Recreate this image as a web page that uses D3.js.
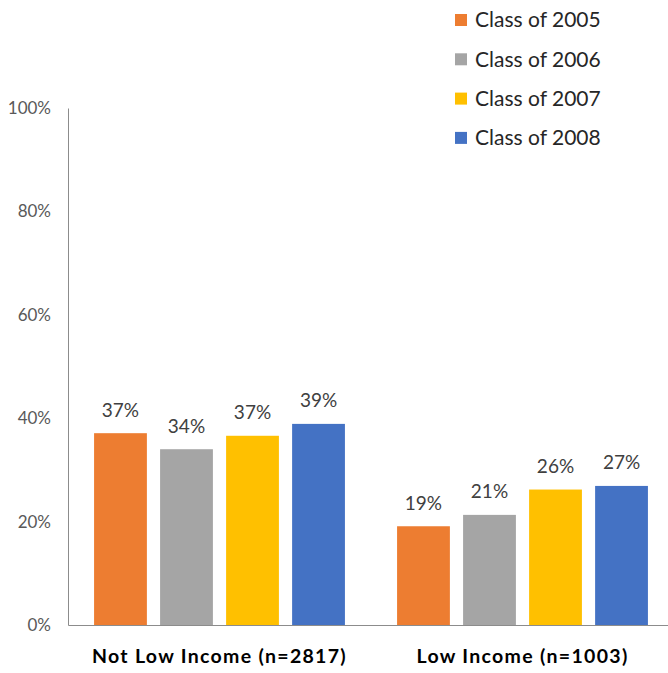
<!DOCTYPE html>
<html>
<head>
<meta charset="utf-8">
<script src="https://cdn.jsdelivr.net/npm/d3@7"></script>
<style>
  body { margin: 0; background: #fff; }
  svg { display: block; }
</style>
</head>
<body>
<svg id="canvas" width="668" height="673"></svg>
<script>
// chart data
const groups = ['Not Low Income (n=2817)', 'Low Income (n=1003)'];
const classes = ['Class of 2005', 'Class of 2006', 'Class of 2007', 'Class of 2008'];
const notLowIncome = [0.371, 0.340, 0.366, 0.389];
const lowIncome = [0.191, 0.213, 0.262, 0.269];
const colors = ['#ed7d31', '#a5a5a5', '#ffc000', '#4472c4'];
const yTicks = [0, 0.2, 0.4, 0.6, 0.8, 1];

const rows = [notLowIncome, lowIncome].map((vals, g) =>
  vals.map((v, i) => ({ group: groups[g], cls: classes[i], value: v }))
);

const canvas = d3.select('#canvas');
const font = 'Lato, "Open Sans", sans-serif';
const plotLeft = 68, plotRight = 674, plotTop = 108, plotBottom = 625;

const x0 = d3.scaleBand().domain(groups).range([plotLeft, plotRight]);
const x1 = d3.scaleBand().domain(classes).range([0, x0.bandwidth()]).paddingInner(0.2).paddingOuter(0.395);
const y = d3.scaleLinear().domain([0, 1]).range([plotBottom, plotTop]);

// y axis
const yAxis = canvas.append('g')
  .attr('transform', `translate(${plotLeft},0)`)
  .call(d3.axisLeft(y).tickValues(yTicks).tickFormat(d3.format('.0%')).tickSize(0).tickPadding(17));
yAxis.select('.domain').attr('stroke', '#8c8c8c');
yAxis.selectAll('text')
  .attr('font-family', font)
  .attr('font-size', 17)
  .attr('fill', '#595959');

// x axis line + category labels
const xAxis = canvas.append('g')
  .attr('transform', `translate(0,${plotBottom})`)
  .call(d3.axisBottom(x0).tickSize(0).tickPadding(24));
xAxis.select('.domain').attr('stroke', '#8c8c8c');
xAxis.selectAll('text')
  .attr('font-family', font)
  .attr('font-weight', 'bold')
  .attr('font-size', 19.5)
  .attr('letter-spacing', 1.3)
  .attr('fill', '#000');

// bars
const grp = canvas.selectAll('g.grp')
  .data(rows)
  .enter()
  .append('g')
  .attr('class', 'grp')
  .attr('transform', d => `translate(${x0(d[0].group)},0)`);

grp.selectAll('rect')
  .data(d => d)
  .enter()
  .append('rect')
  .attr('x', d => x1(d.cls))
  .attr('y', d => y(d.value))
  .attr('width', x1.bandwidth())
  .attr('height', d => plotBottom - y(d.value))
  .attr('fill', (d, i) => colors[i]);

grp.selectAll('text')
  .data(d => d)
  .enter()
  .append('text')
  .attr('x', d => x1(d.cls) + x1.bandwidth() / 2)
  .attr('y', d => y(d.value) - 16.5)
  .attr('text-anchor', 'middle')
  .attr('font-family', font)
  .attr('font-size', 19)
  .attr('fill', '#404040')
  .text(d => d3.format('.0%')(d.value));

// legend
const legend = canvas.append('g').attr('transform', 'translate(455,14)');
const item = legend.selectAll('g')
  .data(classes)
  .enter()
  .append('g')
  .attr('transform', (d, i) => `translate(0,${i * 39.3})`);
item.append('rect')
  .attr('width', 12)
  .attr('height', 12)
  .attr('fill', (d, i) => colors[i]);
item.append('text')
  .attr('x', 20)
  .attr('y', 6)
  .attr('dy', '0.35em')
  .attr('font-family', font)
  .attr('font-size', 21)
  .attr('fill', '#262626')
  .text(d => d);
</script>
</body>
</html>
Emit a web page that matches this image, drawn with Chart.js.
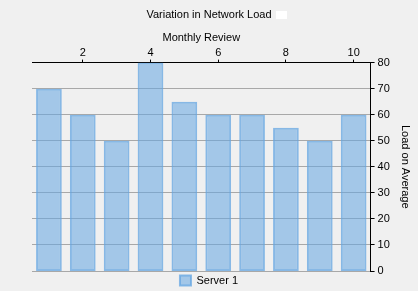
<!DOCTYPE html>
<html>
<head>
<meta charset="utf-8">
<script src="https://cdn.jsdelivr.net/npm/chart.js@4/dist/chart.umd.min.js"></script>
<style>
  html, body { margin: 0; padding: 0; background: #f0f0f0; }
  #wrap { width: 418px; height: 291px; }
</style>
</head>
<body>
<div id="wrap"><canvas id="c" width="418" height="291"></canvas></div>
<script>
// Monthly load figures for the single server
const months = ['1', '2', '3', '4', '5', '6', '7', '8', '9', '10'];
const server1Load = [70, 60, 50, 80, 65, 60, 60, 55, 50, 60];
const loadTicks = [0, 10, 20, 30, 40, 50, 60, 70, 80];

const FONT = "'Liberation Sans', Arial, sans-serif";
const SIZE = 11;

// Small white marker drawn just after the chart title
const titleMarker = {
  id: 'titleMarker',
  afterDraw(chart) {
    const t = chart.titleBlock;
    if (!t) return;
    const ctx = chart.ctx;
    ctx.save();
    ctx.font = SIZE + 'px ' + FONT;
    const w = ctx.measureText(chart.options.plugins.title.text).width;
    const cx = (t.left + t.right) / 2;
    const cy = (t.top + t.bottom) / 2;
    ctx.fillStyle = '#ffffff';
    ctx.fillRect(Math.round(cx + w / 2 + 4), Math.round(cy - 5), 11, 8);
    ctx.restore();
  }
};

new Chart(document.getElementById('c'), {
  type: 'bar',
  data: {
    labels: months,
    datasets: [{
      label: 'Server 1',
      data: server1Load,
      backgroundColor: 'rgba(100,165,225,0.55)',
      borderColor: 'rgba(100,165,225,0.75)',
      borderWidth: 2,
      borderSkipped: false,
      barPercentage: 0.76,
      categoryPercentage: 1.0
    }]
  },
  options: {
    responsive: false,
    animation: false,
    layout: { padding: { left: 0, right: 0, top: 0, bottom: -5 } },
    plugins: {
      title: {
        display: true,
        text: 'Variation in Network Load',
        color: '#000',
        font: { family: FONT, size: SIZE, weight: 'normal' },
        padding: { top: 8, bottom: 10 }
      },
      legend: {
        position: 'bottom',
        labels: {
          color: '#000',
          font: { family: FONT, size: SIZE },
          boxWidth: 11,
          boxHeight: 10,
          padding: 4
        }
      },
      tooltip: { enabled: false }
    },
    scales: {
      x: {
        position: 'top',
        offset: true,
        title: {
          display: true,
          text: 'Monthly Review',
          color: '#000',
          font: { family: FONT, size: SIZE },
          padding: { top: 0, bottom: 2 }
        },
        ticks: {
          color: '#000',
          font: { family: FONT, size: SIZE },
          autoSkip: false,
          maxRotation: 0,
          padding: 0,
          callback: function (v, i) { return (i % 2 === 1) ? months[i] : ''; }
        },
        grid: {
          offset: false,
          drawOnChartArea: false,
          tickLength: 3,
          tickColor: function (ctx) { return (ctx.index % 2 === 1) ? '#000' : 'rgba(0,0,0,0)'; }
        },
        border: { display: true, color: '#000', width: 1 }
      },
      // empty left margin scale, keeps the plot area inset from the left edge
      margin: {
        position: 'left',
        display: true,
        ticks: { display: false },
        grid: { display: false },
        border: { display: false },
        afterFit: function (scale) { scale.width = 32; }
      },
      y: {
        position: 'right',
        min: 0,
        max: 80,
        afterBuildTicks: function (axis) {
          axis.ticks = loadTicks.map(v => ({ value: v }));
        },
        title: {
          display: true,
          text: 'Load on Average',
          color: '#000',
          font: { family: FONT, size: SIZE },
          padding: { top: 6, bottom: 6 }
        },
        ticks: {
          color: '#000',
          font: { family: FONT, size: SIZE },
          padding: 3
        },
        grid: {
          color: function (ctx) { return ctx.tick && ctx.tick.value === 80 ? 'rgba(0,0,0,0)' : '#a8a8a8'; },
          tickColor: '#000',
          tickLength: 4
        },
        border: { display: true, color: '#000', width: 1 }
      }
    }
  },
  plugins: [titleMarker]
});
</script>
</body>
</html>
^^^^
Exercise objective:
Repeat exactly, and only, the lines between the line holding "Emit a web page" and the line holding "const SIZE = 11;", inclusive, leaving pictures out.

Solution for this problem:
Emit a web page that matches this image, drawn with Chart.js.
<!DOCTYPE html>
<html>
<head>
<meta charset="utf-8">
<script src="https://cdn.jsdelivr.net/npm/chart.js@4/dist/chart.umd.min.js"></script>
<style>
  html, body { margin: 0; padding: 0; background: #f0f0f0; }
  #wrap { width: 418px; height: 291px; }
</style>
</head>
<body>
<div id="wrap"><canvas id="c" width="418" height="291"></canvas></div>
<script>
// Monthly load figures for the single server
const months = ['1', '2', '3', '4', '5', '6', '7', '8', '9', '10'];
const server1Load = [70, 60, 50, 80, 65, 60, 60, 55, 50, 60];
const loadTicks = [0, 10, 20, 30, 40, 50, 60, 70, 80];

const FONT = "'Liberation Sans', Arial, sans-serif";
const SIZE = 11;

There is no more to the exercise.